Apparently these were disclosed by a FOIA filed by the New York Times:

http://bits.blogs.nytimes.com/2008/10/23/a-new-fighter-jet-f...




It sounded like the fuel was not subsidized by the DoD but that H211 was avoiding some consumer/commercial cost that the government is not subject to.


lol Are you a lawyer?


Are you an ad man?


Also, I got the impression that the Googlers are allowed to fly their jets out of Moffett while other billionaires aren't allowed to at any cost.


> Did I understand this correctly

No. According to the article the DoD charged google what it cost them, so it was null to them. There might be some savings of local tax, but google is supposed to pay that separately (don't know if they did).

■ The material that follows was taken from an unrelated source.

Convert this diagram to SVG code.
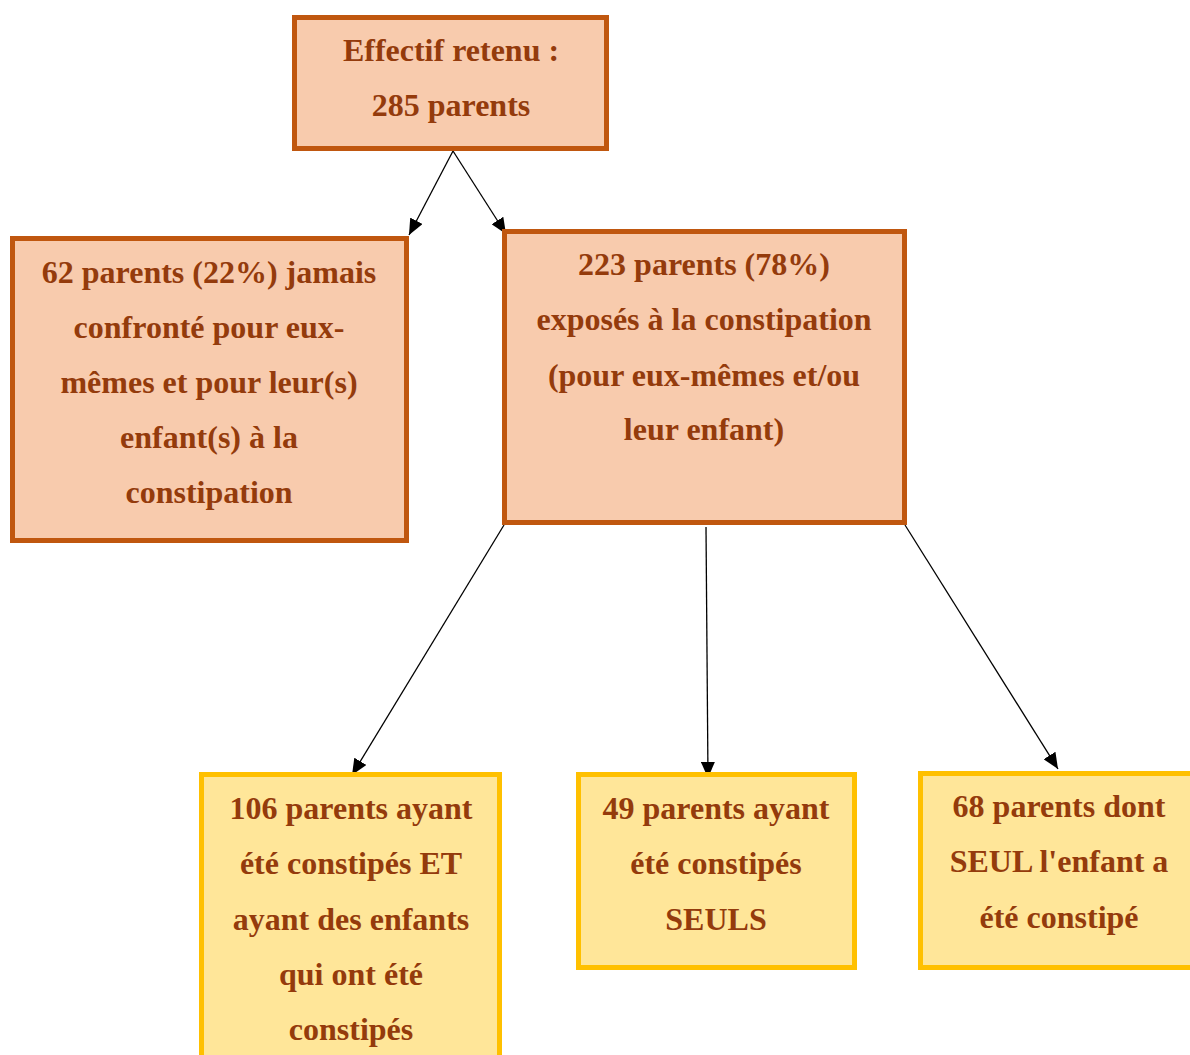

This is mostly a non-story.


That's not quite what the article says:

>The agency says it recently charged H211 on a cost-plus basis, and before that charged a standard budgetary price that was infrequently reset but over time reflected the government's costs.

So at least for some time the government was charging a standard accounting price that wasn't updated with rising fuel costs. This won't necessarily compensate over time. If you're smart when the government is below market you buy and when above do what they're doing now:

>Since the fuel cutoff, the Google executives' planes have been coping by flying back to Moffett with extra fuel purchased elsewhere, Mr. Ambrose said.

The reference to cost-plus does seem to imply they fixed this hole at some point.


It's a subsidy because they're selling at below market rates (see the chart). Exxon doesn't sell "at cost".

It's unclear what the costs in the article describe, but the price difference (>$1/gallon) is much greater than the tax rate (21.9 c/gallon) [1].

The article also says DoD fuel isn't allowed to be sold for non-government flights, regardless of costs.

[1] https://en.wikipedia.org/wiki/Fuel_taxes_in_the_United_State...


Looks like H211 pays NASA over $113K/month to rent the hangars.